_The request_
Copy each line of the entries that contains the word "matplotlib".

_Supplied records_
++++++++

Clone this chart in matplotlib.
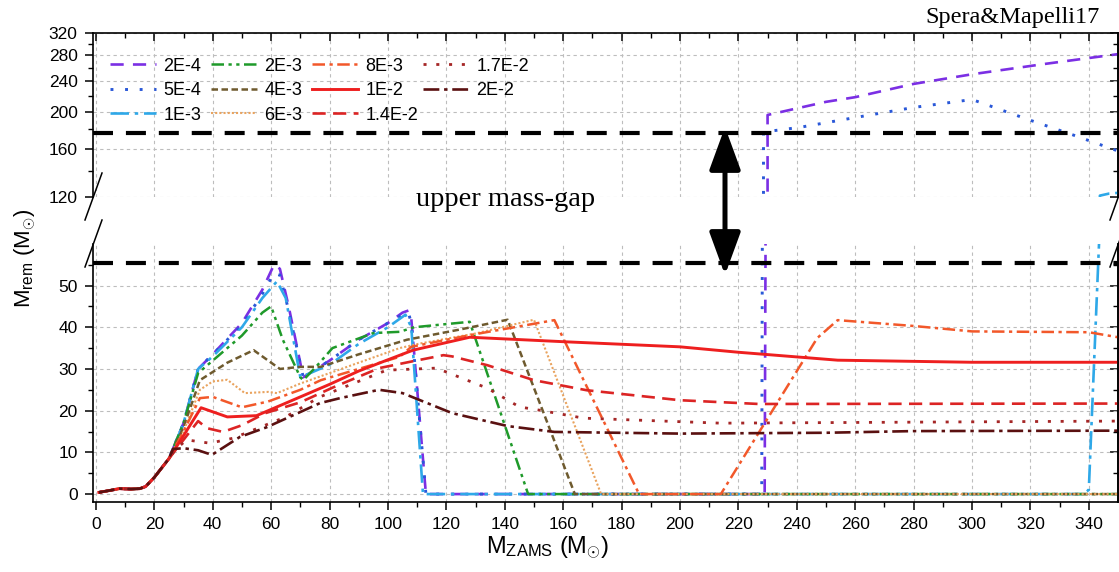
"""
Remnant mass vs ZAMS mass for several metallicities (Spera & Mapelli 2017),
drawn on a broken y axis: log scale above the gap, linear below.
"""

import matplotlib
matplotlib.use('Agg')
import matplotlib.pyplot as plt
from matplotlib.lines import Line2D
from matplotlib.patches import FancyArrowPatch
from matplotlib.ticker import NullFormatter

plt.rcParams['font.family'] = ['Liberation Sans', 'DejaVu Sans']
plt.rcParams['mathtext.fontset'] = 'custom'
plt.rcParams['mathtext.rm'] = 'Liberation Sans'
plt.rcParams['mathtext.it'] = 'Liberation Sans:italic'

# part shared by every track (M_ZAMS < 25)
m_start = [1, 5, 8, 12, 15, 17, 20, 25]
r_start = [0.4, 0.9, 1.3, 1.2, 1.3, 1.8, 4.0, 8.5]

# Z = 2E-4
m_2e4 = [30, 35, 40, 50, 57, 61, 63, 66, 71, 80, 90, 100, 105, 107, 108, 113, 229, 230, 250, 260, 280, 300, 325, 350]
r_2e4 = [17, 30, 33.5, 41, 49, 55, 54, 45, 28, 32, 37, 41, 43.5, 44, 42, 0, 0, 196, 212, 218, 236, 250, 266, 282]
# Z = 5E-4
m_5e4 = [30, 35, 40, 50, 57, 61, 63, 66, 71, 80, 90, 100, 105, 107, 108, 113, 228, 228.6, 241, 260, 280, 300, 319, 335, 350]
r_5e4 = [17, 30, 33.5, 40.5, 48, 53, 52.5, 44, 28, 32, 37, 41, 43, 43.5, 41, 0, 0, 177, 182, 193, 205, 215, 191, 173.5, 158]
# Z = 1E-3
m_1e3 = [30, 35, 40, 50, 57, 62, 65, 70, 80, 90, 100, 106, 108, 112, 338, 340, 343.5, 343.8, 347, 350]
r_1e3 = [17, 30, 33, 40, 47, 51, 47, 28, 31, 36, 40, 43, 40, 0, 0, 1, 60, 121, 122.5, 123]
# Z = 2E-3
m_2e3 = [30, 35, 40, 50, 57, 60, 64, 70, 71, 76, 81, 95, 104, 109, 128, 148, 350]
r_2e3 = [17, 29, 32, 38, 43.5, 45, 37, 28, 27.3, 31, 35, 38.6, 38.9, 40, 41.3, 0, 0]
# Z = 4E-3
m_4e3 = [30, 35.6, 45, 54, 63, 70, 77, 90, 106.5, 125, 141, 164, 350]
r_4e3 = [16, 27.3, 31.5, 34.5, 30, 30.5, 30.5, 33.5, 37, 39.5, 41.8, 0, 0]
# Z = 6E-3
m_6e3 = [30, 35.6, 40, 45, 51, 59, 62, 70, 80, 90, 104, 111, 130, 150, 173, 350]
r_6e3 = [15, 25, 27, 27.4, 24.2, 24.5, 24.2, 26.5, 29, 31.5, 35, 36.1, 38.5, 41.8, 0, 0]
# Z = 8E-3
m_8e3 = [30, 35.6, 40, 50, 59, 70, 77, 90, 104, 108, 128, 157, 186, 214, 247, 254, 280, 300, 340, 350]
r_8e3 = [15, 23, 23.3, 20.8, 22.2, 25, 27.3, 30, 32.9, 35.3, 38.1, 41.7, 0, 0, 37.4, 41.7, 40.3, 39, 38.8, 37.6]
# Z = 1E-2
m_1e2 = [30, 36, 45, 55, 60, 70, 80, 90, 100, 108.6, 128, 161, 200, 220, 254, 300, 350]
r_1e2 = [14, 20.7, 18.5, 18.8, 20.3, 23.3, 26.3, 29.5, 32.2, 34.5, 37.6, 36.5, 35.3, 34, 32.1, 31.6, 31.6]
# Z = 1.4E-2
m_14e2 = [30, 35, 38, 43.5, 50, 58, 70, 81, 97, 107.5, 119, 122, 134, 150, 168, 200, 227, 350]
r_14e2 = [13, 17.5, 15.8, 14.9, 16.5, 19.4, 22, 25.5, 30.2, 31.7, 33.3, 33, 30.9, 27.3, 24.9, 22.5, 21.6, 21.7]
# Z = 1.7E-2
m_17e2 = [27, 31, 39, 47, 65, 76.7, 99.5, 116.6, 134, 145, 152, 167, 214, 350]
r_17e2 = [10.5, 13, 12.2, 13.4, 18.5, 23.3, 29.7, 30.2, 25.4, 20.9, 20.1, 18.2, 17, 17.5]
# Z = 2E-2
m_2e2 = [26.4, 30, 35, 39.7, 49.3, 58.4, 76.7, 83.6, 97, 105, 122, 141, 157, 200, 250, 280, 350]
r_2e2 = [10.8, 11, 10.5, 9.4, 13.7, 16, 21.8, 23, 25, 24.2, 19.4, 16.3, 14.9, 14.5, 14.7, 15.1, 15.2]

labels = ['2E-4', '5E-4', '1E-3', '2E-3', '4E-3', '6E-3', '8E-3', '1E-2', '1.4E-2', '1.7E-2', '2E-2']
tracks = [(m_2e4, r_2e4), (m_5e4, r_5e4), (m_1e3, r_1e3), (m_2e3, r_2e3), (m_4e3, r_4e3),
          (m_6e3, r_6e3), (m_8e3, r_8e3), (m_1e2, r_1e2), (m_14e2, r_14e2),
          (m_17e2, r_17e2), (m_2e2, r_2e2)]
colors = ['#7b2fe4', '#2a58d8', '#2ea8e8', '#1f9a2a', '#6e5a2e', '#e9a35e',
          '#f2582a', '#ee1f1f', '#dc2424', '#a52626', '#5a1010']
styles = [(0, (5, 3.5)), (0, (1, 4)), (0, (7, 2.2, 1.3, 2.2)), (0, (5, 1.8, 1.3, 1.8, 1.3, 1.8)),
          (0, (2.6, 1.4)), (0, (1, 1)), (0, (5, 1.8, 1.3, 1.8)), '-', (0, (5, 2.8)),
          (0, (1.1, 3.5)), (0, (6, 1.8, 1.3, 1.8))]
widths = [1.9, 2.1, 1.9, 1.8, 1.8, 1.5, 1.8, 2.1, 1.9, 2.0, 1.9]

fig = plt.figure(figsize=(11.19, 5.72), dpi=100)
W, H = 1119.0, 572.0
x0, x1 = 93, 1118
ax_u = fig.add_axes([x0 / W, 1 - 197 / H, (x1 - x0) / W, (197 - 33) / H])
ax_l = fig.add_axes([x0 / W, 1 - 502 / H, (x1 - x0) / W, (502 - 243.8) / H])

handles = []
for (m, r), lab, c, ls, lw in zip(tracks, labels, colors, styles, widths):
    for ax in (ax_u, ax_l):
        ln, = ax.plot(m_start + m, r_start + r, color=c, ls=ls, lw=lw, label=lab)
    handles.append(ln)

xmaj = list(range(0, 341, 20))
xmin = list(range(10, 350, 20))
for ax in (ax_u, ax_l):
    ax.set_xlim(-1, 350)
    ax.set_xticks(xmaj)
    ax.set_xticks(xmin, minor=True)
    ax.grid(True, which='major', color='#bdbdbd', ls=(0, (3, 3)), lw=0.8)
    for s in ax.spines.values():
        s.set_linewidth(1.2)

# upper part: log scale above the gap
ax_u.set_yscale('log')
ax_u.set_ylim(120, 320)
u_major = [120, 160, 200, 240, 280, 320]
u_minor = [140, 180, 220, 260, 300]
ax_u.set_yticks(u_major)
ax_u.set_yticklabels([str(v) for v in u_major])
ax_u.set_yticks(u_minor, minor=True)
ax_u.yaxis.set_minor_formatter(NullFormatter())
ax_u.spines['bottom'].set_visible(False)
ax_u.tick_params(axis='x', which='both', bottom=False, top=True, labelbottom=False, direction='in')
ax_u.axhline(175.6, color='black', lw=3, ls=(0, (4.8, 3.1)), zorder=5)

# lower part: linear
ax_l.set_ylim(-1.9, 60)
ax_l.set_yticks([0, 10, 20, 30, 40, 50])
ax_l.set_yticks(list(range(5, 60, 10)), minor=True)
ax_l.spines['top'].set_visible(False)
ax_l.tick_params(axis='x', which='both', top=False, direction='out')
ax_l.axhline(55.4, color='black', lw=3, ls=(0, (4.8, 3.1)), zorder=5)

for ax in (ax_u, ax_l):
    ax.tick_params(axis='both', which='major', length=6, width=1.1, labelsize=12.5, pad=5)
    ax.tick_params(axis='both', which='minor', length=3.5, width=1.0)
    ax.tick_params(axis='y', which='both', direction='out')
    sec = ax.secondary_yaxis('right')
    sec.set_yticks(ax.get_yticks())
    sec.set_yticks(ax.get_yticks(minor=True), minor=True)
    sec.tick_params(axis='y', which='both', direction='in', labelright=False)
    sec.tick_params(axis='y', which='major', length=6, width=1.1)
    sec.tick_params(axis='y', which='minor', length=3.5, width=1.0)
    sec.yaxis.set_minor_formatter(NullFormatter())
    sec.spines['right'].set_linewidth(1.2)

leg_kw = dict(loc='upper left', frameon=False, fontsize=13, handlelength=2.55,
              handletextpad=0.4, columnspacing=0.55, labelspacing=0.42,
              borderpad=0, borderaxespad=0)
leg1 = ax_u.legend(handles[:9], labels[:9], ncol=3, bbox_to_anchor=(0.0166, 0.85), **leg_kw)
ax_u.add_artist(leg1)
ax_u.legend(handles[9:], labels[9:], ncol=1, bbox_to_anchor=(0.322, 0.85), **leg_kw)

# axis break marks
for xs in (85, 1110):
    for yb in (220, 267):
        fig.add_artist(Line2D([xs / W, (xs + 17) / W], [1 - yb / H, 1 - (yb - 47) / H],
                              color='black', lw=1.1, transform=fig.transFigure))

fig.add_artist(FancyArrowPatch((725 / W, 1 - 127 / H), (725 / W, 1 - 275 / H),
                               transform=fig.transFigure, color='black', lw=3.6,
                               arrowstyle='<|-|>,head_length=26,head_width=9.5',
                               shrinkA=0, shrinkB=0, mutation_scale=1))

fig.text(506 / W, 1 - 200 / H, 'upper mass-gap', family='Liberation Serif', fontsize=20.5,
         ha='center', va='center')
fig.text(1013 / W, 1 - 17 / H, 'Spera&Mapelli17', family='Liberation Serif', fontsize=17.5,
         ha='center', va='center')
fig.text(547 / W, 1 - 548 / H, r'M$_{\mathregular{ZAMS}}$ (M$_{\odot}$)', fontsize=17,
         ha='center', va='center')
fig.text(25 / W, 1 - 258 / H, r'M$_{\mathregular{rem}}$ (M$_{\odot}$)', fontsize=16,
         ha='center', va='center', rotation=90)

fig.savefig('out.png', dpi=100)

++++++++

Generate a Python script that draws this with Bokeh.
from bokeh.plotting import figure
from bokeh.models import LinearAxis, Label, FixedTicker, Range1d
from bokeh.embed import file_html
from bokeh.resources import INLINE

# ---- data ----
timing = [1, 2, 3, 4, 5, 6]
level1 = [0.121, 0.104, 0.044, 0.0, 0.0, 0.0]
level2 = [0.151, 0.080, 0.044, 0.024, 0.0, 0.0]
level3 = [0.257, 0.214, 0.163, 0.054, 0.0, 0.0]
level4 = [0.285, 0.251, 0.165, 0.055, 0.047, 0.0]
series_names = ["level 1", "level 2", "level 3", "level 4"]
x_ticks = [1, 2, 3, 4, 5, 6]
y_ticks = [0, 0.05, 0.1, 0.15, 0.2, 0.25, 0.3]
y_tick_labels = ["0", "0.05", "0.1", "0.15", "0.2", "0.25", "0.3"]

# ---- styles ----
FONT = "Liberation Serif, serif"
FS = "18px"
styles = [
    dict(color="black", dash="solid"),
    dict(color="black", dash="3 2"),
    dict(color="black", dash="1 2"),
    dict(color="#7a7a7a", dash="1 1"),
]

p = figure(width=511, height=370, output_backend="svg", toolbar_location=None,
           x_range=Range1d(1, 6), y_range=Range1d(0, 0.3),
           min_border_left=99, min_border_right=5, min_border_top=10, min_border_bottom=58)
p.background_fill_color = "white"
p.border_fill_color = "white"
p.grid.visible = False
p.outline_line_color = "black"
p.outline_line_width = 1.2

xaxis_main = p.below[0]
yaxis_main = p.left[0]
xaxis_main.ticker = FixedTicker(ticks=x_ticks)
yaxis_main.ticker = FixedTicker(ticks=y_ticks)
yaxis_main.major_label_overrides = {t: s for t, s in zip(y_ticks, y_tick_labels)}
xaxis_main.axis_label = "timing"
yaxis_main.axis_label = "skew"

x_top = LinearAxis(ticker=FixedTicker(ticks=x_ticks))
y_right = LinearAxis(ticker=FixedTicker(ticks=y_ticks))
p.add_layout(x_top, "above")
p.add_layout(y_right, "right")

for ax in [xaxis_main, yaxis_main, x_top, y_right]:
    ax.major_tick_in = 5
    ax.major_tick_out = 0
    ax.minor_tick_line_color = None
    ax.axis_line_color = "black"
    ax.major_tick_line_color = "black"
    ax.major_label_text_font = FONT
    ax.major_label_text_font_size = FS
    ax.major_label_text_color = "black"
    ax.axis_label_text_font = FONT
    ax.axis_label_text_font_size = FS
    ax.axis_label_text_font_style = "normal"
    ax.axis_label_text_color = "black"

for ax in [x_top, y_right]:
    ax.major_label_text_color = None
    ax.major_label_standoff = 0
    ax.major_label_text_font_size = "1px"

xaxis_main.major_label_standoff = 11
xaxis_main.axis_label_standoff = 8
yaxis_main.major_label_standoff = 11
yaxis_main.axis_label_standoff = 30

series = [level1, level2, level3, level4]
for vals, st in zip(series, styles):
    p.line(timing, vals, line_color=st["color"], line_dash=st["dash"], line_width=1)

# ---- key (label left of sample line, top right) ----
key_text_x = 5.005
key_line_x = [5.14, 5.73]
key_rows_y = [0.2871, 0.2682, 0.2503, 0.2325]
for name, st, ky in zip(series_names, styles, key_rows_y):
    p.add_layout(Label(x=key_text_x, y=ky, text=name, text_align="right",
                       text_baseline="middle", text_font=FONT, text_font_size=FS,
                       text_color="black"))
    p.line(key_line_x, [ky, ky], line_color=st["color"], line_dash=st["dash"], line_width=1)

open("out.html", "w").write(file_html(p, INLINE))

++++++++

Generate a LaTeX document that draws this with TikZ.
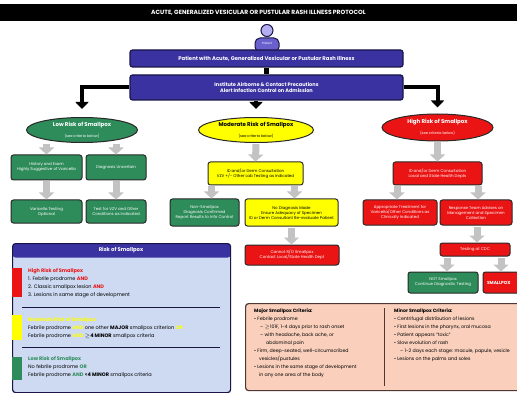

++++++++

_Reply_
Clone this chart in matplotlib.
import matplotlib
matplotlib.use('Agg')
import matplotlib.pyplot as plt
from matplotlib.lines import Line2D
from matplotlib.patches import FancyArrowPatch
from matplotlib.ticker import NullFormatter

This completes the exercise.